What to produce:
Retype these lines and no others: the line holding "Rebuild this chart", the line holding "Lagen om skuldsanering", and all lines between them. Pictures stay out.

#### Records shown ####

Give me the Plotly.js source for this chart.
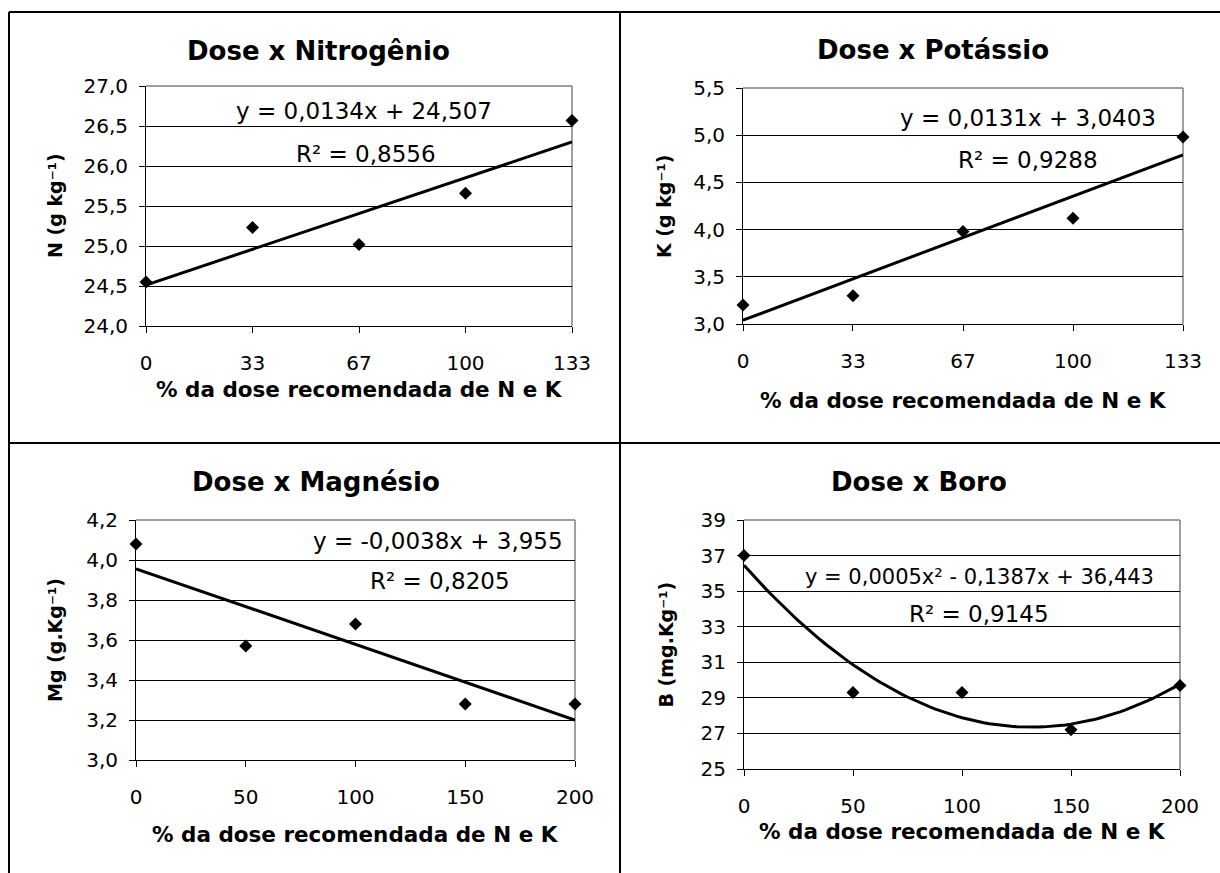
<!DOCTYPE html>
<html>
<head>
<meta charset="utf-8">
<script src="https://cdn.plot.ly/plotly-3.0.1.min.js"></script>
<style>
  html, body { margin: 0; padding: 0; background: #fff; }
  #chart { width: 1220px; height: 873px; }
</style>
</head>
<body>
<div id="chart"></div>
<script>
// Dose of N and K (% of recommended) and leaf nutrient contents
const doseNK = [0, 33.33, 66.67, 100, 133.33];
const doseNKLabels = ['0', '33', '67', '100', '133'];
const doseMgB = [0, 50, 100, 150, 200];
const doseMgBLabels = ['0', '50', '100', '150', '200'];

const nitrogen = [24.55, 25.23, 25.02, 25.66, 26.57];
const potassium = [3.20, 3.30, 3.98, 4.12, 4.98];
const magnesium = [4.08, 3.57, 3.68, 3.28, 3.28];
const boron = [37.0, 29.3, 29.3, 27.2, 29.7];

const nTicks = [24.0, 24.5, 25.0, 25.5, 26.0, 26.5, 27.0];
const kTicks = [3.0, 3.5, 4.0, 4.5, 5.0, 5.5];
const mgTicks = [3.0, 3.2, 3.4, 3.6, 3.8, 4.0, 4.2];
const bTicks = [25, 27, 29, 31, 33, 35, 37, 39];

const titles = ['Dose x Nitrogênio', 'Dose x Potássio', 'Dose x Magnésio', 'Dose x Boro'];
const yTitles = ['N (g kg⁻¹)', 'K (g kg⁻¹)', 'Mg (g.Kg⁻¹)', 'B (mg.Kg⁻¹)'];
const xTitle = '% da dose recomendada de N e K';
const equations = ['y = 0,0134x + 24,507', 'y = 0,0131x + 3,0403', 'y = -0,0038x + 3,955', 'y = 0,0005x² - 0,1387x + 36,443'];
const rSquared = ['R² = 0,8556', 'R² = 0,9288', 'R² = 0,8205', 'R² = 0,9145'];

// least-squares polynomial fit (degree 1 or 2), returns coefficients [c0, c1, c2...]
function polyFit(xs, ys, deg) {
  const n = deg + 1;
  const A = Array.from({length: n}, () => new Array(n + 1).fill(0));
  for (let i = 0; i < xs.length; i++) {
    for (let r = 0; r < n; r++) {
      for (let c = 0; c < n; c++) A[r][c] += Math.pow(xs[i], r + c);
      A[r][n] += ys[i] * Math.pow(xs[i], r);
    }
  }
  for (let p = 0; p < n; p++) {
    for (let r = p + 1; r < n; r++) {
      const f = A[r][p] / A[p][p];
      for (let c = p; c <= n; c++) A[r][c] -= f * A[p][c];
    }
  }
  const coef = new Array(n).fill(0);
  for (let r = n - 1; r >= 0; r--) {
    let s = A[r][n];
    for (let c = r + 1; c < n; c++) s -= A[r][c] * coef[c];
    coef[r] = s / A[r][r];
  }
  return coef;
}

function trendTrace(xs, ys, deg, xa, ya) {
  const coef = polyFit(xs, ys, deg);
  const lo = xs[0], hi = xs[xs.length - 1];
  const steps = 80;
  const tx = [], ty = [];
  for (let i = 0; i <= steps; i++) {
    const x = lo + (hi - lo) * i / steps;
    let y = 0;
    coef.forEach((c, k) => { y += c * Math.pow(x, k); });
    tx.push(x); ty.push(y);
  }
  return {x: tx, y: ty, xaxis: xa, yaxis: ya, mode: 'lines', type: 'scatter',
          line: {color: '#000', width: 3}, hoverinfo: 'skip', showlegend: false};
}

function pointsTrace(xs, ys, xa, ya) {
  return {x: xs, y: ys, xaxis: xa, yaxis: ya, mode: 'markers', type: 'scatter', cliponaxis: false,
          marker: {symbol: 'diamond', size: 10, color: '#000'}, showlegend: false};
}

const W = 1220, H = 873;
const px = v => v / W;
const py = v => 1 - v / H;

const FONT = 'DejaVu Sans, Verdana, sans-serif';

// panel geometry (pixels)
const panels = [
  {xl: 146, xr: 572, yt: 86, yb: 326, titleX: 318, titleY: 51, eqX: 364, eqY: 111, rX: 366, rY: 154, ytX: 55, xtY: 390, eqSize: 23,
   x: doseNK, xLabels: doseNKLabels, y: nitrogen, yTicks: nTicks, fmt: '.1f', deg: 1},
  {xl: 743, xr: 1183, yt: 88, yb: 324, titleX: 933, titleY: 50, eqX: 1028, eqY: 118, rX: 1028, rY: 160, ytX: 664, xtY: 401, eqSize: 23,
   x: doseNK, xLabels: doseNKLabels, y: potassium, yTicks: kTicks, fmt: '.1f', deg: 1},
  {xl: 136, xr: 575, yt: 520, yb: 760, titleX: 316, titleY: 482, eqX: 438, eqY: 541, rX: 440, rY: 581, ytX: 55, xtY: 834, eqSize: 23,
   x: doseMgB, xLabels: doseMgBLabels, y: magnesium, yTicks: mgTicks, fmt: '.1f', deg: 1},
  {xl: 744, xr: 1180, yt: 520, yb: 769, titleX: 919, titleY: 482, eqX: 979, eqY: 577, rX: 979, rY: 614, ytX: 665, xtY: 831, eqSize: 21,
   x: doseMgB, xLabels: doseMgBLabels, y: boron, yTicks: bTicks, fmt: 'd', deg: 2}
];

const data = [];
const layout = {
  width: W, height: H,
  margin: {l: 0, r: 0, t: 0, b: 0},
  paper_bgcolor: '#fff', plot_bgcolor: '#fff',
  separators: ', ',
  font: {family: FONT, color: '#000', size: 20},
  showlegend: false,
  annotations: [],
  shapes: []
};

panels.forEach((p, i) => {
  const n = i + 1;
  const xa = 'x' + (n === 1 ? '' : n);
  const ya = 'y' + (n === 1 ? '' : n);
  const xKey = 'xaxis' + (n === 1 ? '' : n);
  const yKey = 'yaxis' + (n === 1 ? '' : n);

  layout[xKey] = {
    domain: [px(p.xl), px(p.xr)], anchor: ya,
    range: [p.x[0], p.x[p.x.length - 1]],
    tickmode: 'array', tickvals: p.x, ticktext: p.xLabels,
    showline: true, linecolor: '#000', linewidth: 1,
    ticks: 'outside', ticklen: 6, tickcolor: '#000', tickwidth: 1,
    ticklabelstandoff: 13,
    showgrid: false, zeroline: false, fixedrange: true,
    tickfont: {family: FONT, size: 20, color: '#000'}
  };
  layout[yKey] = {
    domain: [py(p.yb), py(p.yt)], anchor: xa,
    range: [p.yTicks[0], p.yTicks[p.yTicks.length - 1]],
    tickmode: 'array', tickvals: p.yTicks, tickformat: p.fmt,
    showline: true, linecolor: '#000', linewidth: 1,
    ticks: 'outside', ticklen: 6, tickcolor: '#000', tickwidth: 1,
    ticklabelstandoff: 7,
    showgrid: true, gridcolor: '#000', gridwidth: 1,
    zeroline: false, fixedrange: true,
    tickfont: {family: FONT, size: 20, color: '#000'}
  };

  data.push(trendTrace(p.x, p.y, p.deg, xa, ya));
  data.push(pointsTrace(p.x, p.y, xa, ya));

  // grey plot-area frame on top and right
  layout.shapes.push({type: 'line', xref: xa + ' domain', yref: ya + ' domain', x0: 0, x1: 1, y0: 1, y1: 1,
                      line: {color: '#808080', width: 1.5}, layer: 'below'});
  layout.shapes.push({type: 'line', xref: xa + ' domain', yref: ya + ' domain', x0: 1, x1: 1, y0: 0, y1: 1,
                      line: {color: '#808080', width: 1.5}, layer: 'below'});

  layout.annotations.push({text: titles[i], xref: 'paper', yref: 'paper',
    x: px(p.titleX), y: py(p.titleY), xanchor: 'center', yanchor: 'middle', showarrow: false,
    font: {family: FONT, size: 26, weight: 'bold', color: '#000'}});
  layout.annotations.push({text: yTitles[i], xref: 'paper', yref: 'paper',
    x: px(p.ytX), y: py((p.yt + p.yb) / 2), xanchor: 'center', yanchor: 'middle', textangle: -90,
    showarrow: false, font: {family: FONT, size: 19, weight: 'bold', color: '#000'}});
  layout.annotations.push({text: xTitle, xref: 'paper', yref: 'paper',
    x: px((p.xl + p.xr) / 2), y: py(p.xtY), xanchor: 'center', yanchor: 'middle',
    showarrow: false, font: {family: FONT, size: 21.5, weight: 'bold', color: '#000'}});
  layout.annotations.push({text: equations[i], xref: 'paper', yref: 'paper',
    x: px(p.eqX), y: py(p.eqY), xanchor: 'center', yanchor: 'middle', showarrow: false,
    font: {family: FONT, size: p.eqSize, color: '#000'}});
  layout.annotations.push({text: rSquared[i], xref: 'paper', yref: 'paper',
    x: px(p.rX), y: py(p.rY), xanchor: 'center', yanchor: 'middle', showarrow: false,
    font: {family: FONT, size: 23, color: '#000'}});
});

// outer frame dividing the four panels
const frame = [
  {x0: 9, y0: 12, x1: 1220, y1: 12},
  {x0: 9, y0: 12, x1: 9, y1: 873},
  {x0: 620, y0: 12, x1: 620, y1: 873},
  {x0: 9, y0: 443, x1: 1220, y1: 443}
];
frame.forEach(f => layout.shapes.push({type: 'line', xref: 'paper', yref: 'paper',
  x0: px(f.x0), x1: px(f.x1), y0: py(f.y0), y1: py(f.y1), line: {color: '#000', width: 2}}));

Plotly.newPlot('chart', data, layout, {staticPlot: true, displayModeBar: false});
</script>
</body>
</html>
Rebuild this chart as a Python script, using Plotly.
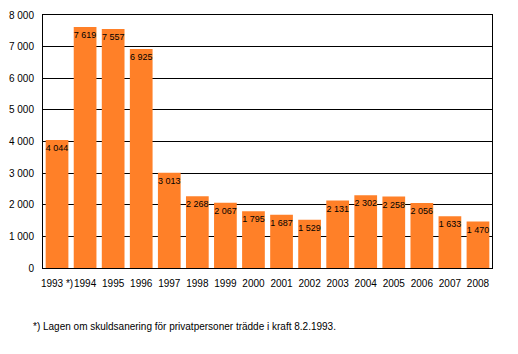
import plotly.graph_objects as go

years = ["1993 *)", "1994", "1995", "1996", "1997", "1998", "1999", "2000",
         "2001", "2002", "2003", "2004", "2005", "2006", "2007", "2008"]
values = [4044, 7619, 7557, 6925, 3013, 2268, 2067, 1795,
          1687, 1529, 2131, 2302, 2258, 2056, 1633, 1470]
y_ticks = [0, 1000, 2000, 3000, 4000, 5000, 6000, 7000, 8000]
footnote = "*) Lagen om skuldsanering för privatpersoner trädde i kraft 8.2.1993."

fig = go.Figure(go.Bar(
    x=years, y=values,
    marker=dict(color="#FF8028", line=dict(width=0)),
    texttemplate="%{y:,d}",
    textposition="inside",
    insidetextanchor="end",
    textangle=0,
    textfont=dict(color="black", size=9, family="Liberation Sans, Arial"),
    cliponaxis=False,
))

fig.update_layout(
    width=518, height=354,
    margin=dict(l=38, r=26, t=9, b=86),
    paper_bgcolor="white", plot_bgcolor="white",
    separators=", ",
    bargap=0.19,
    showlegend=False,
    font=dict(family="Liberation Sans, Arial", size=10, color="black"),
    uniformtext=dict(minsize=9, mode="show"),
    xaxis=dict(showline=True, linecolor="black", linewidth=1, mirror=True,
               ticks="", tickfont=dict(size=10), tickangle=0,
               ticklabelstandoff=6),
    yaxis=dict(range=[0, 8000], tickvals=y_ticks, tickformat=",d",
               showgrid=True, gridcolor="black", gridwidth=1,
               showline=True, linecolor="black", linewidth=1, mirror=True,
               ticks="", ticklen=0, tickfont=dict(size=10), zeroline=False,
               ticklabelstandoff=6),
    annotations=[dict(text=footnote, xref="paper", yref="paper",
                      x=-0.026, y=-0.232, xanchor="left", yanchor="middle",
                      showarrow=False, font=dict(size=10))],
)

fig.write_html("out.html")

####

Output below:
Rebuild this chart as a Python script, using Plotly.
import plotly.graph_objects as go

years = ["1993 *)", "1994", "1995", "1996", "1997", "1998", "1999", "2000",
         "2001", "2002", "2003", "2004", "2005", "2006", "2007", "2008"]
values = [4044, 7619, 7557, 6925, 3013, 2268, 2067, 1795,
          1687, 1529, 2131, 2302, 2258, 2056, 1633, 1470]
y_ticks = [0, 1000, 2000, 3000, 4000, 5000, 6000, 7000, 8000]
footnote = "*) Lagen om skuldsanering för privatpersoner trädde i kraft 8.2.1993."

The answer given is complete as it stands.